Demikian dikatakan peneliti senior Pusat Penelitian Politik Lembaga Ilmu Pengetahuan Indonesia (LIPI), Siti Zuhro, di Jakarta, Minggu (19/6).
“Itu tidak perlu dan tidak laku lagi dijual pada pilpres 2024,” katanya.
Jika dibandingkan pemilu 2019, lanjut dia, label radikal, nonradikal, dan intoleran cukup kental mewarnai pesta demokrasi.
Baca Lagi: BNPT: Ancaman Kedaulatan Bangsa Tak Pernah Usai
Namun berbeda pada Pilpres 2024, dirinya yakni masyarakat tidak akan berpandangan kelompok tertentu lebih religius, nasionalis, dan lain sebagainya.
Terkait pertemuan Ketua Umum Partai Gerindra, Prabowo Subianto dengan Ketua Umum Partai Kebangkitan Bangsa (PKB), Muhaimin Iskandar, Siti memberikan pandangan tersendiri.
Menurut dia, pertemuan kedua tokoh tersebut menunjukkan perlunya sinergi dalam menghadapi Pemilihan Presiden (Pilpres) 2024.
“Pertemuan tersebut menunjukkan politik ini sangat inklusif dan terbuka,” ujarnya.
Dengan kata lain, tidak ada satu pihak yang bisa mengatakan atau mengklaim dirinya digdaya sehingga koalisi beberapa partai politik diharuskan dalam menghadapi pilpres 2024.

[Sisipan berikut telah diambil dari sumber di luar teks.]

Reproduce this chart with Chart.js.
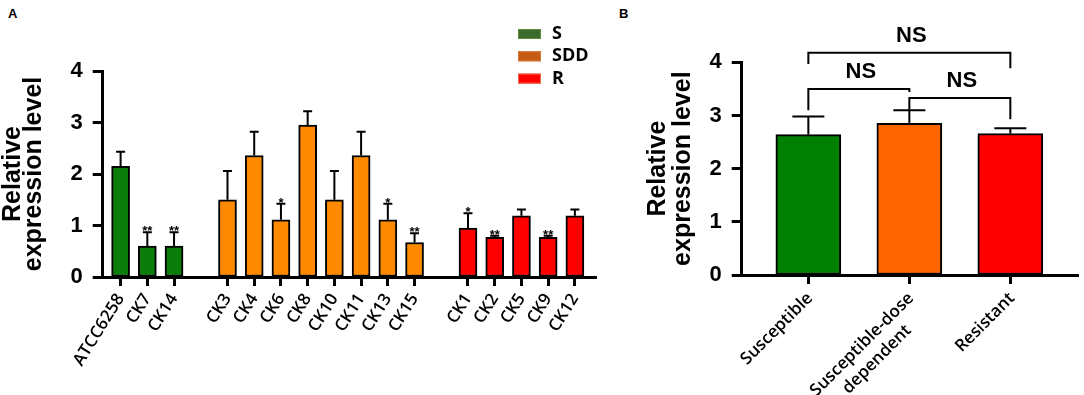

Meskipun basis massa Nahdlatul Ulama di Tanah Air tergolong kuat, berdasarkan fatwa PBNU, belum tentu tertuju pada PKB pada Pilpres 2024.
Artinya, tidak tidak ada pihak yang bisa mengatakan seolah-olah hanya orang tertentu yang bisa jadi arsitek atau mendominasi perpolitikan Indonesia.
“Ini sangat bagus, karena Pemilu akan mengedepankan sisi-sisi positif dan itu yang kita harapkan,” katanya.